Each of us who wishes to understand castesism in India must read this book. It affected me so deeply that I travelled across Delhi in search of Mr Ambedkar’s statues and portraits – and I saw so many of them (see below).

Mr Ambedkar was born to the Mahar caste, the largest Dalit group in Maharashtra. Mahars, as Ms Zelliot illustrates, were widespread and the caste name became a synonym for Dalit. With their living quarters set apart from the rest of the village, they served government servants, tracked thieves, swept lanes, participated in the travelling Tamasha entertainment, chanted Tukaram’s verses, carried death messages, handled dead cattle and brought fuel to the cremation ghat.

A 19th century Marathi-English dictionary defined a crow specie as maharkavla because the black bird “frequents cemeteries and is foul and nauseating”.

The arrival of the East India Company changed the community. Many Mahars were absorbed in the railways as gang labourers. By the end of the 19th century, they were holding menial jobs in the mills of Solapur, Nagpur, Akola and Bombay. A great number took up dock labour in Bombay. The most upwardly mobile shift ensued when Mahars started getting jobs in the British army and British households, thereby exposing them to a different world view and to the English language.

Mr Ambedkar’s family, too, had gone up in life by the army route. His father was an army subedar and his mother the daughter of a subedar major, the highest non-commissioned grade an Indian could attain in the army.

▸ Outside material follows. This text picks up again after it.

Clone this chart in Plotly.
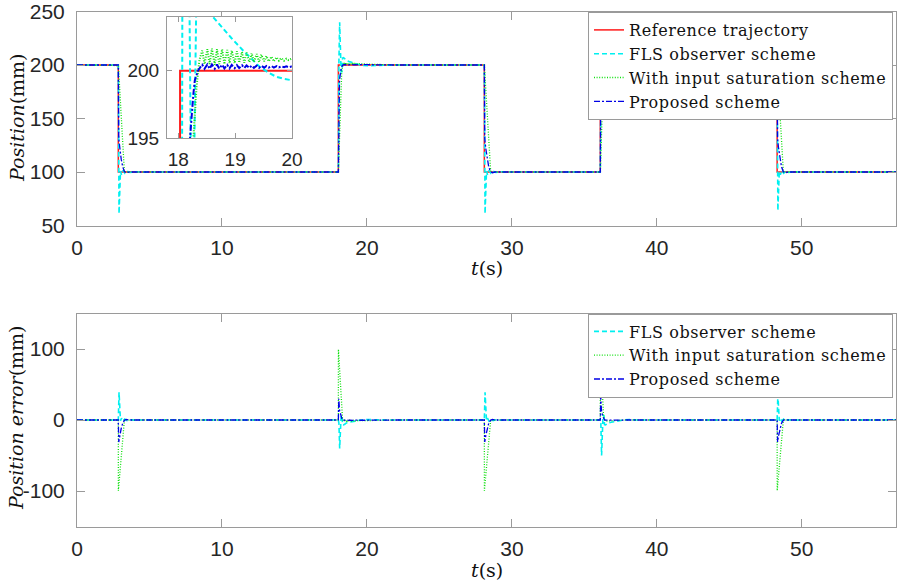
import plotly.graph_objects as go

W, H = 905, 583

# ---------------- data ----------------
# reference trajectory: step times and levels (held until next time)
ref_t = [0, 2.85, 18.03, 28.1, 36.1, 48.3, 56.5]
ref_y = [200, 100, 200, 100, 200, 100, 100]

# FLS observer scheme (cyan dashed)
fls_t = [0, 2.85, 2.90, 3.00, 3.07, 3.17, 3.30, 3.45, 3.65, 3.95, 4.40,
         18.03, 18.07, 18.12, 18.22, 18.28, 18.32, 18.39, 18.49, 18.59, 18.78,
         18.94, 19.13, 19.29, 19.43, 19.59, 19.72, 19.86, 19.99, 20.3, 20.7, 21.3, 22.0,
         28.1, 28.15, 28.25, 28.32, 28.42, 28.55, 28.70, 28.90, 29.20, 29.65,
         36.1, 36.14, 36.19, 36.29, 36.35, 36.39, 36.46, 36.56, 36.66, 36.85,
         37.2, 37.5, 37.8, 38.1, 38.6,
         48.3, 48.35, 48.45, 48.52, 48.62, 48.75, 48.90, 49.10, 49.40, 49.85, 56.5]
fls_y = [200, 200, 61, 101, 97.5, 101.5, 98.8, 100.8, 99.6, 100.2, 100,
         100, 205, 240, 193.5, 193.8, 206.5, 206.8, 205.6, 204.1, 203.16,
         202.4, 201.55, 200.9, 200.3, 199.85, 199.56, 199.4, 199.3, 199.3, 199.6, 199.9, 200,
         200, 61, 101, 97.5, 101.5, 98.8, 100.8, 99.6, 100.2, 100,
         100, 205, 250, 193.5, 193.8, 206.5, 206.8, 205.6, 204.1, 203.16,
         201.55, 200.3, 199.56, 199.3, 200,
         200, 64, 101, 97.5, 101.5, 98.8, 100.8, 99.6, 100.2, 100, 100]

# oscillation after the step at ~18 s (seen in the zoomed inset)
osc_t = [18.42, 18.46, 18.51, 18.55, 18.59, 18.64, 18.68, 18.72, 18.77, 18.81,
         18.86, 18.90, 18.94, 18.99, 19.03, 19.07, 19.12, 19.16, 19.20, 19.25,
         19.29, 19.33, 19.38, 19.42, 19.46, 19.51, 19.55, 19.59, 19.64, 19.68,
         19.73, 19.77, 19.81, 19.86, 19.90, 19.94, 19.99]
sat_osc = [201.5, 200.5, 201.6, 200.5, 201.65, 200.45, 201.6, 200.5, 201.6, 200.5,
           201.55, 200.55, 201.5, 200.55, 201.45, 200.6, 201.4, 200.6, 201.35, 200.65,
           201.3, 200.65, 201.25, 200.65, 201.2, 200.7, 201.1, 200.7, 201.05, 200.7,
           201.0, 200.75, 200.95, 200.75, 200.9, 200.8, 200.9]
prop_osc = [200.45, 200.15, 200.47, 200.15, 200.47, 200.15, 200.46, 200.16, 200.45, 200.17,
            200.44, 200.18, 200.43, 200.19, 200.42, 200.20, 200.41, 200.20, 200.40, 200.21,
            200.39, 200.22, 200.38, 200.22, 200.37, 200.23, 200.36, 200.24, 200.35, 200.24,
            200.35, 200.25, 200.34, 200.26, 200.33, 200.26, 200.32]

# With input saturation scheme (green dotted)
sat_t = ([0, 2.85, 2.855, 3.27, 3.37, 3.49, 3.69,
          18.03, 18.035, 18.265, 18.32, 18.37] + osc_t +
         [20.5, 21.2, 22.2,
          28.1, 28.105, 28.54, 28.64, 28.76, 28.96,
          36.1, 36.105, 36.325, 36.38, 36.43, 36.48, 36.8, 37.5, 38.3,
          48.3, 48.305, 48.73, 48.83, 48.95, 49.15, 56.5])
sat_y = ([200, 200, 199.5, 100, 99.4, 100.2, 100,
          100, 100.5, 195, 198.8, 200.8] + sat_osc +
         [200.6, 200.25, 200,
          200, 199.5, 100, 99.4, 100.2, 100,
          100, 100.5, 195, 198.8, 200.8, 201.5, 200.8, 200.3, 200,
          200, 199.5, 100, 99.4, 100.2, 100, 100])

# Proposed scheme (blue dash-dot)
prop_t = ([0, 2.85, 2.88, 2.95, 3.05, 3.15, 3.27, 3.40, 3.60,
           18.03, 18.06, 18.11, 18.205, 18.235, 18.265, 18.29, 18.35] + osc_t +
          [20.5, 21.3, 22.0,
           28.1, 28.13, 28.20, 28.30, 28.40, 28.52, 28.65, 28.85,
           36.1, 36.13, 36.18, 36.265, 36.35, 36.41, 36.6, 37.4, 37.9,
           48.3, 48.33, 48.40, 48.50, 48.60, 48.72, 48.85, 49.05, 56.5])
prop_y = ([200, 200, 131, 122, 112, 105, 100.5, 99.3, 100,
           100, 170, 186, 195, 197.1, 198.3, 199.3, 200.05] + prop_osc +
          [200.2, 200.05, 200,
           200, 131, 122, 112, 105, 100.5, 99.3, 100,
           100, 167, 186, 195, 199.3, 200.05, 200.3, 200.05, 200,
           200, 131, 122, 112, 105, 100.5, 99.3, 100, 100])

legend_names = ["Reference trajectory", "FLS observer scheme",
                "With input saturation scheme", "Proposed scheme"]

x_ticks = [0, 10, 20, 30, 40, 50]
pos_ticks = [50, 100, 150, 200, 250]
err_ticks = [-100, 0, 100]
err_ticktext = ["-100", "0", "100"]
inset_xticks = [18, 19, 20]
inset_yticks = [195, 200]


def ref_at(t):
    v = ref_y[0]
    for tt, yy in zip(ref_t, ref_y):
        if tt < t:
            v = yy
    return v


def error(ts, ys):
    return [ref_at(t) - y for t, y in zip(ts, ys)]


def spaced(s):
    return '<span style="letter-spacing:0.6px">' + s + '</span>'


# ---------------- styles ----------------
RED = "#ff1a1a"
CYAN = "#00f0f0"
GREEN = "#10e010"
BLUE = "#0000e6"
styles = [
    dict(color=RED, width=1.5),
    dict(color=CYAN, width=1.6, dash="5px,3px"),
    dict(color=GREEN, width=1.3, dash="1px,1.6px"),
    dict(color=BLUE, width=1.3, dash="6px,2px,2px,2px"),
]

fig = go.Figure()

series = [(ref_t, ref_y), (fls_t, fls_y), (sat_t, sat_y), (prop_t, prop_y)]

# top panel
for i, (tx, ty) in enumerate(series):
    fig.add_trace(go.Scatter(
        x=tx, y=ty, mode="lines", name=spaced(legend_names[i]), line=styles[i],
        line_shape="hv" if i == 0 else "linear",
        xaxis="x", yaxis="y", legend="legend"))

# bottom panel (error = reference - position)
for i, (tx, ty) in enumerate(series[1:], start=1):
    fig.add_trace(go.Scatter(
        x=tx, y=error(tx, ty), mode="lines", name=spaced(legend_names[i]), line=styles[i],
        xaxis="x2", yaxis="y2", legend="legend2"))

# inset
for i, (tx, ty) in enumerate(series):
    fig.add_trace(go.Scatter(
        x=tx, y=ty, mode="lines", name=legend_names[i], line=dict(styles[i], width=2),
        line_shape="hv" if i == 0 else "linear",
        xaxis="x3", yaxis="y3", showlegend=False))

AX = "#9a9a9a"
TICKFONT = dict(family="Liberation Sans, Arial, sans-serif", size=21, color="#262626")
common = dict(showgrid=False, zeroline=False, showline=True, linecolor=AX, linewidth=1,
              mirror="ticks", ticks="inside", ticklen=8, tickcolor=AX, tickwidth=1,
              tickfont=TICKFONT, automargin=False, ticklabeloverflow="allow")
INSET_FONT = dict(TICKFONT, size=19)

SERIF = "DejaVu Serif, serif"
x0, x1 = 77 / W, 896 / W
fig.update_layout(
    width=W, height=H, margin=dict(l=0, r=0, t=0, b=0, autoexpand=False),
    paper_bgcolor="white", plot_bgcolor="white",
    xaxis=dict(common, domain=[x0, x1], range=[0, 56.5], tickvals=x_ticks, anchor="y",
               ticklabelstandoff=3),
    yaxis=dict(common, domain=[1 - 225.5 / H, 1 - 11.5 / H], range=[50, 250],
               tickvals=pos_ticks, anchor="x", ticklabelstandoff=7),
    xaxis2=dict(common, domain=[x0, x1], range=[0, 56.5], tickvals=x_ticks, anchor="y2",
                ticklabelstandoff=3),
    yaxis2=dict(common, domain=[1 - 526.5 / H, 1 - 313.5 / H], range=[-150, 150],
                tickvals=err_ticks, ticktext=err_ticktext, anchor="x2", ticklabelstandoff=7),
    xaxis3=dict(common, domain=[167 / W, 292 / W], range=[17.8, 20], tickvals=inset_xticks,
                anchor="y3", ticklen=5, tickfont=INSET_FONT, ticklabelstandoff=4),
    yaxis3=dict(common, domain=[1 - 138 / H, 1 - 17 / H], range=[195, 204],
                tickvals=inset_yticks, anchor="x3", ticklen=5, tickfont=INSET_FONT,
                ticklabelstandoff=3),
    legend=dict(x=893 / W, xanchor="right", y=1 - 12 / H, yanchor="top",
                bgcolor="white", bordercolor=AX, borderwidth=1,
                font=dict(family=SERIF, size=16, color="#111"),
                tracegroupgap=0),
    legend2=dict(x=893 / W, xanchor="right", y=1 - 313.5 / H, yanchor="top",
                 bgcolor="white", bordercolor=AX, borderwidth=1,
                 font=dict(family=SERIF, size=16, color="#111"),
                 tracegroupgap=0),
    showlegend=True,
)

TITLEFONT = dict(family=SERIF, size=19, color="#111")
fig.add_annotation(text="<i>Position</i>(mm)", x=17 / W, y=1 - 118 / H, xref="paper", yref="paper",
                   xanchor="center", yanchor="middle",
                   showarrow=False, textangle=-90, font=TITLEFONT)
fig.add_annotation(text="<i>Position error</i>(mm)", x=16 / W, y=1 - 418 / H, xref="paper",
                   yref="paper", xanchor="center", yanchor="middle",
                   showarrow=False, textangle=-90, font=TITLEFONT)
fig.add_annotation(text="<i>t</i>(s)", x=(x0 + x1) / 2, y=1 - 268 / H, xref="paper", yref="paper",
                   xanchor="center", yanchor="middle", showarrow=False, font=TITLEFONT)
fig.add_annotation(text="<i>t</i>(s)", x=(x0 + x1) / 2, y=1 - 570 / H, xref="paper", yref="paper",
                   xanchor="center", yanchor="middle", showarrow=False, font=TITLEFONT)

fig.write_html("out.html", config={"displayModeBar": False},
               post_script="document.body.style.margin='0';document.body.style.overflow='hidden';")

Born at the cantonment in Mhow, present-day Madhya Pradesh, Mr Ambedkar had his early school education under the guidance of a Brahmin teacher who, as Ms Zelliot tells us, loved him but never touched him. The second Mahar to pass the Bombay University matriculation, he graduated in English and Persian; he wanted Sanskrit, but it was prohibited to him. A scholarship facilitated higher studies at Columbia University, US, and the London School of Economics in the UK.

On his return to India, the daily indignities due to his origins continued. At his office in Baroda (now Vadodara), peons kept files on his desk from a distance and the upper-caste officers at the club hinted that he be served in the corner by a Muslim servant.

The final blow came with a housing crisis, which forced Mr Ambedkar to leave for Bombay, where he “began in earnest the dual work of reform and organization of the Mahar caste and representation on behalf of the Depressed classes in general to the government”.

Mr Ambedkar’s intellectual profundity couldn’t have confined his energies to his own caste group. By the mid-1930s, Ms Zelliot writes, he had aligned the Mahar movement’s struggle for rights with the Western ideals of “Liberty, Equality, Fraternity”. Through conferences, movements, speeches and articles, he created a network of discriminated communities to articulate a freedom struggle whose substance was different from, and perhaps more important than, the one against the British, led by Mohandas K. Gandhi.

To Mr Ambedkar, his freedom would have remained elusive within the folds of Hinduism. At a large gathering in Nagpur in October 1956, a Burmese bhikkhu converted him to Buddhism. The city was virtually taken over by white-clad fellow converts, most of them Mahars. On 6 December that year, Mr Ambedkar died.

The pity of it all is that caste prejudices are so deeply entrenched in the Indian imagination that conversion does not make much difference. There are churches in south India with separate pews for Dalit Christians. Ms Zelliot concludes by telling us Indians to take pride in this movement for a just society that is still in the making. But to be a part of our continually existing barbaric social order, I have only shame.